Does Drawing a Simple Picture Benefit Memory?

If a picture is worth 1000 words, how many words is drawing a picture worth?

drawing benefits memory

More specifically, Jeffrey Wammes & Co. have been exploring this question: is it true that drawing benefits memory? If I draw a picture of a word, will I remember it better than if I simply wrote that word down several times?

To explore this question, Wammes and his team have run a series of studies over the last several years. Basically, they’re trying to disprove their own hypothesis. If they can’t disprove it…well, it’s increasingly likely to be true.

The basic studies took a fairly simple form. Students saw a word and then spent 40 seconds drawing a picture of it. Or, they saw a word and spent 40 seconds writing it down several times.

Which words did they remember better? Yup: the words that they had drawn.

This effect held up not only in a psychology lab, but also in a college lecture hall.

Drawing Benefits Memory: More Advanced Studies

This hypothesis makes a kind of rough-and ready sense, for a number of reasons.

For instance, it just seems plausible that drawing benefits memory because visuals aide memory. Or, because drawing requires a greater degree of cognitive processing than simply writing.

So: perhaps drawing is but one example of these other effects.

Wammes and Co. wanted to see if that’s true. (Remember: they’re trying to disprove their hypothesis.)

So, they repeated the study several more times. In some cases, students drew pictures for some words and looked at pictures of other words.

Or, in another study, they drew pictures of some words and wrote down key features of other words. (Writing down key features requires higher levels of processing.)

In every case, they found that drawing produces even greater benefits than each sub-strategy. Students remembered more words that they had drawn than words they had processed in all those other ways.

Classroom Implications

What should classroom teachers do with this information?

In the first place, keep in mind that we’re still in early days of testing this technique.
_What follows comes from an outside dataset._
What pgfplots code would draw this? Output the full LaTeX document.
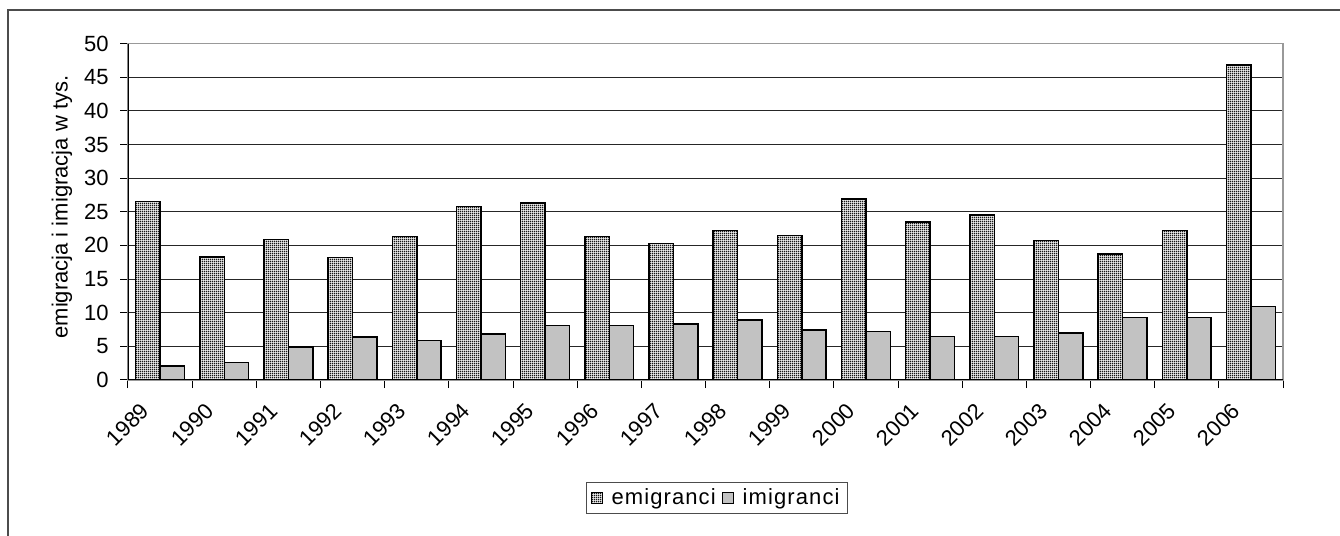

Much of this research has focused on nouns that are relatively easy to draw: say, “apple.”

At the same time, Wammes ran one study where students either drew or copied verbatim definitions of words. For instance, “stratoscopes” are “airborne telescopes that are mounted on high altitude balloons.” Once again, drawing led to better memory than simple copying.

Wammes’s team is currently exploring drawings of more abstract words: I hope to see those results published soon.

With these caveats in mind, I think we can plausibly use this approach in our classrooms. If you think a word, definition, concept, or process can plausibly be drawn, give your students a change to “review by drawing.”

Or, if you’ve built in a moment for retrieval practice, encourage students to include a drawing as part of their retrieval.

You might conclude that a particular topic doesn’t lend itself to drawing. An an English teacher, I’m not immediately sure how to draw “ode” or “concatenation” or “litotes.”

But, if a word or concept seems drawable to you, you might give students a chance to try out this mnemonic aide.

A Final Note

I emailed Dr. Wammes with a few questions about his research. In his reply, he included this quite wonderful sentence:

“There certainly will be situations where it [drawing] doesn’t work, I just unfortunately haven’t found them yet.”

Too often, teachers can take research findings as absolute injunctions. When we learn about the 10 minute rule, we think: “okay, I have to change it up every ten minutes!”

But, that’s just not true.

Psychology findings will benefits some of our classroom situations, some of our students, some of our lesson plans, some of our schools.

But, almost no research finding always applies. We have to translate and adapt and tinker.

The field of Mind, Brain, Education is a partnership: teachers learn from researchers, and researchers learn from teachers.

So, when you try this technique in your classroom, keep track of your results. If you pass them on to me, I’ll let the researchers know.